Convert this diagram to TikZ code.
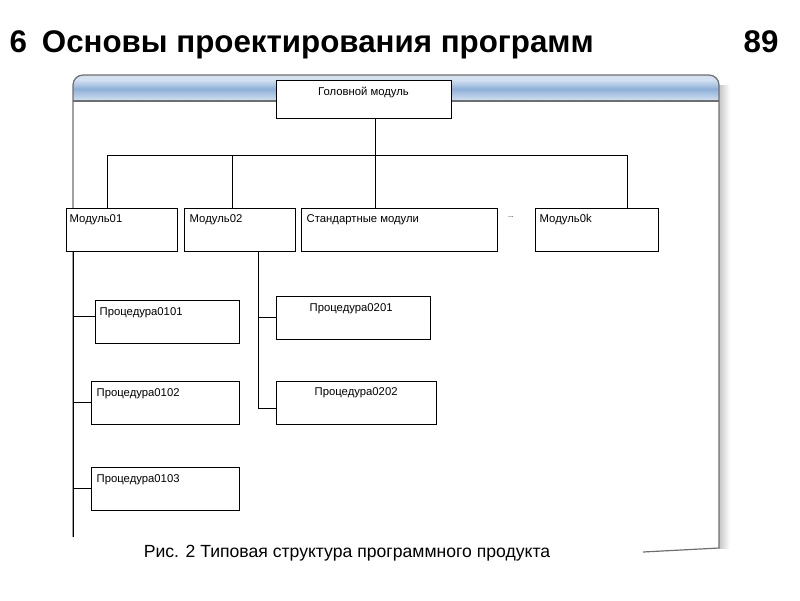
\documentclass[tikz,border=0pt]{standalone}
\usepackage{fontspec}
\setmainfont{Liberation Sans}
\usepackage{tikz}

\definecolor{bandtop}{HTML}{D2E0F0}
\definecolor{bandmid}{HTML}{8EAFD8}
\definecolor{bandbot}{HTML}{D6E3F2}
\definecolor{framegray}{HTML}{6E6E6E}

\begin{document}
\begin{tikzpicture}[x=1pt,y=-1pt,
    box/.style={draw=black,fill=white,line width=1pt,inner sep=0pt},
    lbl/.style={anchor=north west,inner sep=0pt,font=\fontsize{11.3}{13}\selectfont},
    conn/.style={draw=black,line width=1pt}]
                    \useasboundingbox (0,0) rectangle (800,600);
                    % window frame
                    \fill[left color=gray!45,right color=white] (719,85) rectangle (730,548);
                    \fill[bandtop] (73,101) -- (73,85) arc[start angle=180,end angle=270,radius=10] -- (709,75)
                        arc[start angle=270,end angle=360,radius=10] -- (719,101) -- cycle;
                    \shade[top color=bandtop,bottom color=bandmid] (73,80) rectangle (719,89);
                    \shade[top color=bandmid,bottom color=bandbot] (73,89) rectangle (719,101);
                    \draw[framegray,line width=1.2pt] (73,101) -- (719,101);
                    \draw[framegray,line width=1.2pt] (73,537) -- (73,85) arc[start angle=180,end angle=270,radius=10]
                        -- (709,75) arc[start angle=270,end angle=360,radius=10] -- (719,548) -- (643,552);

                    \node[anchor=base west,font=\bfseries\fontsize{31.3}{35}\selectfont] (title) at (6,52) {6\hspace{15pt}Основы проектирования программ};
                    \node[anchor=base east,font=\bfseries\fontsize{31.3}{35}\selectfont] (page) at (782,52) {89};

                    \node[box,minimum width=175,minimum height=38,label={[lbl,anchor=north,yshift=-7pt]north:Головной модуль}] (head) at (363.5,99) {};
                    \node[box,minimum width=111,minimum height=43,label={[lbl,xshift=4pt,yshift=-7pt]north west:Модуль01}] (M1) at (121.5,229.5) {};
                    \node[box,minimum width=111,minimum height=43,label={[lbl,xshift=6pt,yshift=-7pt]north west:Модуль02}] (M2) at (239.5,229.5) {};
                    \node[box,minimum width=196,minimum height=43,label={[lbl,xshift=6pt,yshift=-7pt]north west:Стандартные модули}] (MS) at (399,229.5) {};
                    \node[font=\fontsize{7}{8}\selectfont,inner sep=0pt] (dots) at (511,217) {...};
                    \node[box,minimum width=123,minimum height=43,label={[lbl,xshift=5pt,yshift=-7pt]north west:Модуль0k}] (Mk) at (596.5,229.5) {};

                    \node[box,minimum width=144,minimum height=43,label={[lbl,xshift=5pt,yshift=-8pt]north west:Процедура0101}] (P0101) at (167,321.5) {};
                    \node[box,minimum width=148,minimum height=43,label={[lbl,xshift=6pt,yshift=-8pt]north west:Процедура0102}] (P0102) at (165,402.5) {};
                    \node[box,minimum width=148,minimum height=43,label={[lbl,xshift=6pt,yshift=-8pt]north west:Процедура0103}] (P0103) at (165,488.5) {};
                    \node[box,minimum width=154,minimum height=43,label={[lbl,xshift=34pt,yshift=-8pt]north west:Процедура0201}] (P0201) at (353,317.5) {};
                    \node[box,minimum width=160,minimum height=43,label={[lbl,xshift=39pt,yshift=-7pt]north west:Процедура0202}] (P0202) at (356,402.5) {};

                    \node[font=\fontsize{17.6}{21}\selectfont] (caption) at (347,553) {Рис. 2 Типовая структура программного продукта};

                    % bus
                    \coordinate (busL) at (107,155);
                    \coordinate (busR) at (627,155);
                    \draw[conn] ([xshift=11.5pt]head.south) -- ([xshift=11.5pt]head.south |- busL);
                    \draw[conn] (busL) -- (busR);
                    \draw[conn] (busL) -- (busL |- M1.north);
                    \draw[conn] (busL -| 232,0) -- ([xshift=-7.5pt]M2.north);
                    \draw[conn] (busL -| 375,0) -- ([xshift=-24pt]MS.north);
                    \draw[conn] (busR) -- (busR |- Mk.north);

                    % procedures
                    \coordinate (trunk1) at (73,537);
                    \draw[conn] ([xshift=-48.5pt]M1.south) -- (trunk1);
                    \draw[conn] ([yshift=5pt]P0101.west) -- ([yshift=5pt]P0101.west -| trunk1);
                    \draw[conn] (P0102.west) -- (P0102.west -| trunk1);
                    \draw[conn] (P0103.west) -- (P0103.west -| trunk1);
                    \draw[conn] ([xshift=18.5pt]M2.south) |- ([yshift=-5.5pt]P0202.west);
                    \draw[conn] (P0201.west) -- ++(-18,0);
                \end{tikzpicture}
\end{document}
........
EXERCISE DESCRIPTION —
Restate the data above exactly, stripping out each image.

CORRECT ANSWER —
Convert this diagram to TikZ code.
\documentclass[tikz,border=0pt]{standalone}
\usepackage{fontspec}
\setmainfont{Liberation Sans}
\usepackage{tikz}

\definecolor{bandtop}{HTML}{D2E0F0}
\definecolor{bandmid}{HTML}{8EAFD8}
\definecolor{bandbot}{HTML}{D6E3F2}
\definecolor{framegray}{HTML}{6E6E6E}

\begin{document}
\begin{tikzpicture}[x=1pt,y=-1pt,
    box/.style={draw=black,fill=white,line width=1pt,inner sep=0pt},
    lbl/.style={anchor=north west,inner sep=0pt,font=\fontsize{11.3}{13}\selectfont},
    conn/.style={draw=black,line width=1pt}]
                    \useasboundingbox (0,0) rectangle (800,600);
                    % window frame
                    \fill[left color=gray!45,right color=white] (719,85) rectangle (730,548);
                    \fill[bandtop] (73,101) -- (73,85) arc[start angle=180,end angle=270,radius=10] -- (709,75)
                        arc[start angle=270,end angle=360,radius=10] -- (719,101) -- cycle;
                    \shade[top color=bandtop,bottom color=bandmid] (73,80) rectangle (719,89);
                    \shade[top color=bandmid,bottom color=bandbot] (73,89) rectangle (719,101);
                    \draw[framegray,line width=1.2pt] (73,101) -- (719,101);
                    \draw[framegray,line width=1.2pt] (73,537) -- (73,85) arc[start angle=180,end angle=270,radius=10]
                        -- (709,75) arc[start angle=270,end angle=360,radius=10] -- (719,548) -- (643,552);

                    \node[anchor=base west,font=\bfseries\fontsize{31.3}{35}\selectfont] (title) at (6,52) {6\hspace{15pt}Основы проектирования программ};
                    \node[anchor=base east,font=\bfseries\fontsize{31.3}{35}\selectfont] (page) at (782,52) {89};

                    \node[box,minimum width=175,minimum height=38,label={[lbl,anchor=north,yshift=-7pt]north:Головной модуль}] (head) at (363.5,99) {};
                    \node[box,minimum width=111,minimum height=43,label={[lbl,xshift=4pt,yshift=-7pt]north west:Модуль01}] (M1) at (121.5,229.5) {};
                    \node[box,minimum width=111,minimum height=43,label={[lbl,xshift=6pt,yshift=-7pt]north west:Модуль02}] (M2) at (239.5,229.5) {};
                    \node[box,minimum width=196,minimum height=43,label={[lbl,xshift=6pt,yshift=-7pt]north west:Стандартные модули}] (MS) at (399,229.5) {};
                    \node[font=\fontsize{7}{8}\selectfont,inner sep=0pt] (dots) at (511,217) {...};
                    \node[box,minimum width=123,minimum height=43,label={[lbl,xshift=5pt,yshift=-7pt]north west:Модуль0k}] (Mk) at (596.5,229.5) {};

                    \node[box,minimum width=144,minimum height=43,label={[lbl,xshift=5pt,yshift=-8pt]north west:Процедура0101}] (P0101) at (167,321.5) {};
                    \node[box,minimum width=148,minimum height=43,label={[lbl,xshift=6pt,yshift=-8pt]north west:Процедура0102}] (P0102) at (165,402.5) {};
                    \node[box,minimum width=148,minimum height=43,label={[lbl,xshift=6pt,yshift=-8pt]north west:Процедура0103}] (P0103) at (165,488.5) {};
                    \node[box,minimum width=154,minimum height=43,label={[lbl,xshift=34pt,yshift=-8pt]north west:Процедура0201}] (P0201) at (353,317.5) {};
                    \node[box,minimum width=160,minimum height=43,label={[lbl,xshift=39pt,yshift=-7pt]north west:Процедура0202}] (P0202) at (356,402.5) {};

                    \node[font=\fontsize{17.6}{21}\selectfont] (caption) at (347,553) {Рис. 2 Типовая структура программного продукта};

                    % bus
                    \coordinate (busL) at (107,155);
                    \coordinate (busR) at (627,155);
                    \draw[conn] ([xshift=11.5pt]head.south) -- ([xshift=11.5pt]head.south |- busL);
                    \draw[conn] (busL) -- (busR);
                    \draw[conn] (busL) -- (busL |- M1.north);
                    \draw[conn] (busL -| 232,0) -- ([xshift=-7.5pt]M2.north);
                    \draw[conn] (busL -| 375,0) -- ([xshift=-24pt]MS.north);
                    \draw[conn] (busR) -- (busR |- Mk.north);

                    % procedures
                    \coordinate (trunk1) at (73,537);
                    \draw[conn] ([xshift=-48.5pt]M1.south) -- (trunk1);
                    \draw[conn] ([yshift=5pt]P0101.west) -- ([yshift=5pt]P0101.west -| trunk1);
                    \draw[conn] (P0102.west) -- (P0102.west -| trunk1);
                    \draw[conn] (P0103.west) -- (P0103.west -| trunk1);
                    \draw[conn] ([xshift=18.5pt]M2.south) |- ([yshift=-5.5pt]P0202.west);
                    \draw[conn] (P0201.west) -- ++(-18,0);
                \end{tikzpicture}
\end{document}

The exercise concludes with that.